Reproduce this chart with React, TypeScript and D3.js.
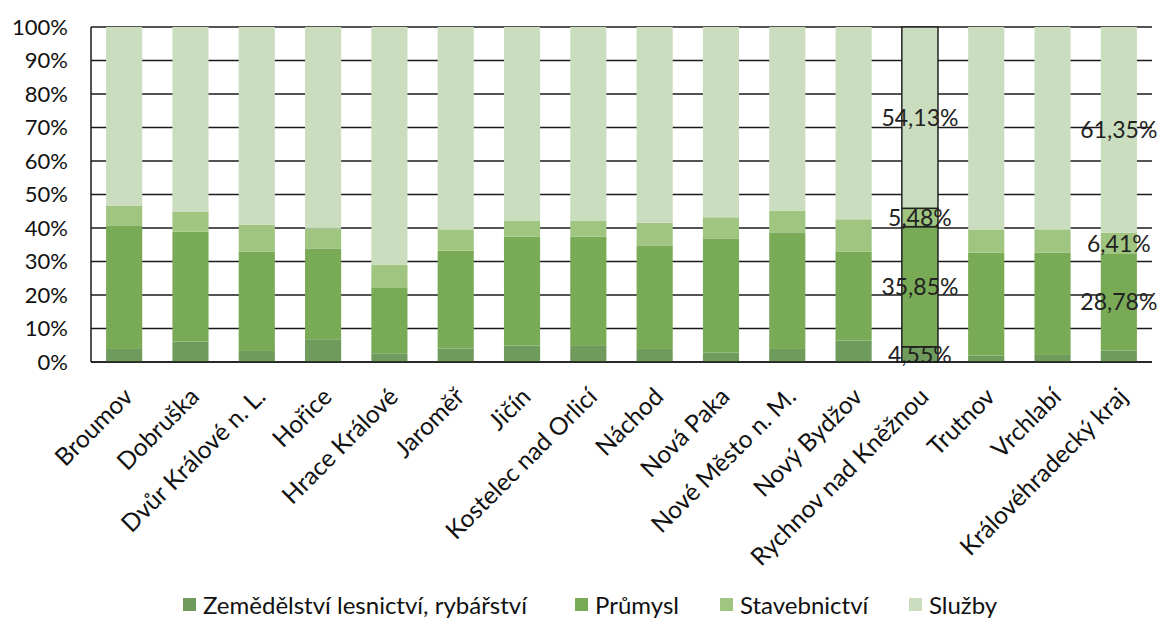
import React from "react";
import * as d3 from "d3";

const categories = [
  "Broumov", "Dobruška", "Dvůr Králové n. L.", "Hořice", "Hrace Králové", "Jaroměř",
  "Jičín", "Kostelec nad Orlicí", "Náchod", "Nová Paka", "Nové Město n. M.", "Nový Bydžov",
  "Rychnov nad Kněžnou", "Trutnov", "Vrchlabí", "Královéhradecký kraj",
];
const agriculture = [3.9, 6.1, 3.3, 6.8, 2.6, 4.0, 4.9, 4.8, 3.9, 2.8, 3.9, 6.4, 4.55, 1.9, 2.1, 3.46];
const industry = [36.9, 32.8, 29.6, 27.1, 19.7, 29.2, 32.5, 32.6, 30.9, 34.1, 34.8, 26.6, 35.85, 30.7, 30.5, 28.78];
const construction = [5.8, 5.9, 8.1, 5.9, 6.7, 6.4, 4.8, 4.7, 6.8, 6.3, 6.5, 9.6, 5.48, 6.8, 7.0, 6.41];
const services = [53.4, 55.2, 59.0, 60.2, 71.0, 60.4, 57.8, 57.9, 58.4, 56.8, 54.8, 57.4, 54.13, 60.6, 60.4, 61.35];
const seriesNames = ["Zemědělství lesnictví, rybářství", "Průmysl", "Stavebnictví", "Služby"];
const seriesColors = ["#6f9b5c", "#79aa56", "#9fc580", "#cbddbf"];
const yTicks = [0, 10, 20, 30, 40, 50, 60, 70, 80, 90, 100];
// which bars carry data labels (index -> series indices labelled)
const labelledBars: Record<number, number[]> = { 12: [0, 1, 2, 3], 15: [1, 2, 3] };
const highlighted = 12;

const W = 1158, H = 624;
const left = 91, right = 1152, top = 27, bottom = 362;
const font = "Lato, 'Open Sans', sans-serif";

export default function App() {
  const x = d3.scaleBand<string>().domain(categories).range([left, right]).paddingInner(0.455).paddingOuter(0.2275);
  const y = d3.scaleLinear().domain([0, 100]).range([bottom, top]);
  const rows = categories.map((c, i) => ({
    cat: c, s0: agriculture[i], s1: industry[i], s2: construction[i], s3: services[i],
  }));
  const stack = d3.stack<any>().keys(["s0", "s1", "s2", "s3"]);
  const stacked = stack(rows);
  const fmt = (v: number) => v.toFixed(2).replace(".", ",") + "%";

  const legendX = [183, 575, 720, 909];

  return (
    <svg width={W} height={H} style={{ position: "absolute", left: 0, top: 0, background: "#fff" }}>
      {yTicks.map((t) => (
        <g key={t}>
          <line x1={left} x2={right} y1={y(t)} y2={y(t)} stroke="#1a1a1a" strokeWidth={1.5} />
          <text x={68} y={y(t)} dy="0.36em" textAnchor="end" fontFamily={font} fontSize={22} fill="#111">
            {t}%
          </text>
        </g>
      ))}
      <line x1={left} x2={left} y1={top} y2={bottom} stroke="#1a1a1a" strokeWidth={1.5} />
      {stacked.map((layer, si) => (
        <g key={si}>
          {layer.map((d, i) => (
            <rect
              key={i}
              x={x(categories[i])}
              width={x.bandwidth()}
              y={y(d[1])}
              height={y(d[0]) - y(d[1])}
              fill={seriesColors[si]}
              stroke={i === highlighted ? "#222" : "none"}
              strokeWidth={i === highlighted ? 1.5 : 0}
            />
          ))}
        </g>
      ))}
      {stacked.map((layer, si) =>
        layer.map((d, i) =>
          labelledBars[i] && labelledBars[i].includes(si) ? (
            <text
              key={`l${si}-${i}`}
              x={(x(categories[i]) as number) + x.bandwidth() / 2}
              y={(y(d[0]) + y(d[1])) / 2}
              dy="0.36em"
              textAnchor="middle"
              fontFamily={font}
              fontSize={23}
              fill="#222"
            >
              {fmt(d[1] - d[0])}
            </text>
          ) : null
        )
      )}
      <line x1={left} x2={right} y1={bottom} y2={bottom} stroke="#1a1a1a" strokeWidth={1.5} />
      {categories.map((c) => {
        const cx = (x(c) as number) + x.bandwidth() / 2 + 4;
        return (
          <text
            key={c}
            transform={`translate(${cx},${bottom + 30}) rotate(-45)`}
            textAnchor="end"
            dy="0.36em"
            fontFamily={font}
            fontSize={24.5}
            fill="#111"
          >
            {c}
          </text>
        );
      })}
      {seriesNames.map((n, i) => (
        <g key={n}>
          <rect x={legendX[i]} y={598} width={13} height={13} fill={seriesColors[i]} />
          <text x={legendX[i] + 20} y={605} dy="0.36em" fontFamily={font} fontSize={24} fill="#111">
            {n}
          </text>
        </g>
      ))}
    </svg>
  );
}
=====
> [TASK DETAILS]:
Make an exact copy of the data above, pictures excluded.

> [ANSWER TO THIS EXERCISE]:
Reproduce this chart with React, TypeScript and D3.js.
import React from "react";
import * as d3 from "d3";

const categories = [
  "Broumov", "Dobruška", "Dvůr Králové n. L.", "Hořice", "Hrace Králové", "Jaroměř",
  "Jičín", "Kostelec nad Orlicí", "Náchod", "Nová Paka", "Nové Město n. M.", "Nový Bydžov",
  "Rychnov nad Kněžnou", "Trutnov", "Vrchlabí", "Královéhradecký kraj",
];
const agriculture = [3.9, 6.1, 3.3, 6.8, 2.6, 4.0, 4.9, 4.8, 3.9, 2.8, 3.9, 6.4, 4.55, 1.9, 2.1, 3.46];
const industry = [36.9, 32.8, 29.6, 27.1, 19.7, 29.2, 32.5, 32.6, 30.9, 34.1, 34.8, 26.6, 35.85, 30.7, 30.5, 28.78];
const construction = [5.8, 5.9, 8.1, 5.9, 6.7, 6.4, 4.8, 4.7, 6.8, 6.3, 6.5, 9.6, 5.48, 6.8, 7.0, 6.41];
const services = [53.4, 55.2, 59.0, 60.2, 71.0, 60.4, 57.8, 57.9, 58.4, 56.8, 54.8, 57.4, 54.13, 60.6, 60.4, 61.35];
const seriesNames = ["Zemědělství lesnictví, rybářství", "Průmysl", "Stavebnictví", "Služby"];
const seriesColors = ["#6f9b5c", "#79aa56", "#9fc580", "#cbddbf"];
const yTicks = [0, 10, 20, 30, 40, 50, 60, 70, 80, 90, 100];
// which bars carry data labels (index -> series indices labelled)
const labelledBars: Record<number, number[]> = { 12: [0, 1, 2, 3], 15: [1, 2, 3] };
const highlighted = 12;

const W = 1158, H = 624;
const left = 91, right = 1152, top = 27, bottom = 362;
const font = "Lato, 'Open Sans', sans-serif";

export default function App() {
  const x = d3.scaleBand<string>().domain(categories).range([left, right]).paddingInner(0.455).paddingOuter(0.2275);
  const y = d3.scaleLinear().domain([0, 100]).range([bottom, top]);
  const rows = categories.map((c, i) => ({
    cat: c, s0: agriculture[i], s1: industry[i], s2: construction[i], s3: services[i],
  }));
  const stack = d3.stack<any>().keys(["s0", "s1", "s2", "s3"]);
  const stacked = stack(rows);
  const fmt = (v: number) => v.toFixed(2).replace(".", ",") + "%";

  const legendX = [183, 575, 720, 909];

  return (
    <svg width={W} height={H} style={{ position: "absolute", left: 0, top: 0, background: "#fff" }}>
      {yTicks.map((t) => (
        <g key={t}>
          <line x1={left} x2={right} y1={y(t)} y2={y(t)} stroke="#1a1a1a" strokeWidth={1.5} />
          <text x={68} y={y(t)} dy="0.36em" textAnchor="end" fontFamily={font} fontSize={22} fill="#111">
            {t}%
          </text>
        </g>
      ))}
      <line x1={left} x2={left} y1={top} y2={bottom} stroke="#1a1a1a" strokeWidth={1.5} />
      {stacked.map((layer, si) => (
        <g key={si}>
          {layer.map((d, i) => (
            <rect
              key={i}
              x={x(categories[i])}
              width={x.bandwidth()}
              y={y(d[1])}
              height={y(d[0]) - y(d[1])}
              fill={seriesColors[si]}
              stroke={i === highlighted ? "#222" : "none"}
              strokeWidth={i === highlighted ? 1.5 : 0}
            />
          ))}
        </g>
      ))}
      {stacked.map((layer, si) =>
        layer.map((d, i) =>
          labelledBars[i] && labelledBars[i].includes(si) ? (
            <text
              key={`l${si}-${i}`}
              x={(x(categories[i]) as number) + x.bandwidth() / 2}
              y={(y(d[0]) + y(d[1])) / 2}
              dy="0.36em"
              textAnchor="middle"
              fontFamily={font}
              fontSize={23}
              fill="#222"
            >
              {fmt(d[1] - d[0])}
            </text>
          ) : null
        )
      )}
      <line x1={left} x2={right} y1={bottom} y2={bottom} stroke="#1a1a1a" strokeWidth={1.5} />
      {categories.map((c) => {
        const cx = (x(c) as number) + x.bandwidth() / 2 + 4;
        return (
          <text
            key={c}
            transform={`translate(${cx},${bottom + 30}) rotate(-45)`}
            textAnchor="end"
            dy="0.36em"
            fontFamily={font}
            fontSize={24.5}
            fill="#111"
          >
            {c}
          </text>
        );
      })}
      {seriesNames.map((n, i) => (
        <g key={n}>
          <rect x={legendX[i]} y={598} width={13} height={13} fill={seriesColors[i]} />
          <text x={legendX[i] + 20} y={605} dy="0.36em" fontFamily={font} fontSize={24} fill="#111">
            {n}
          </text>
        </g>
      ))}
    </svg>
  );
}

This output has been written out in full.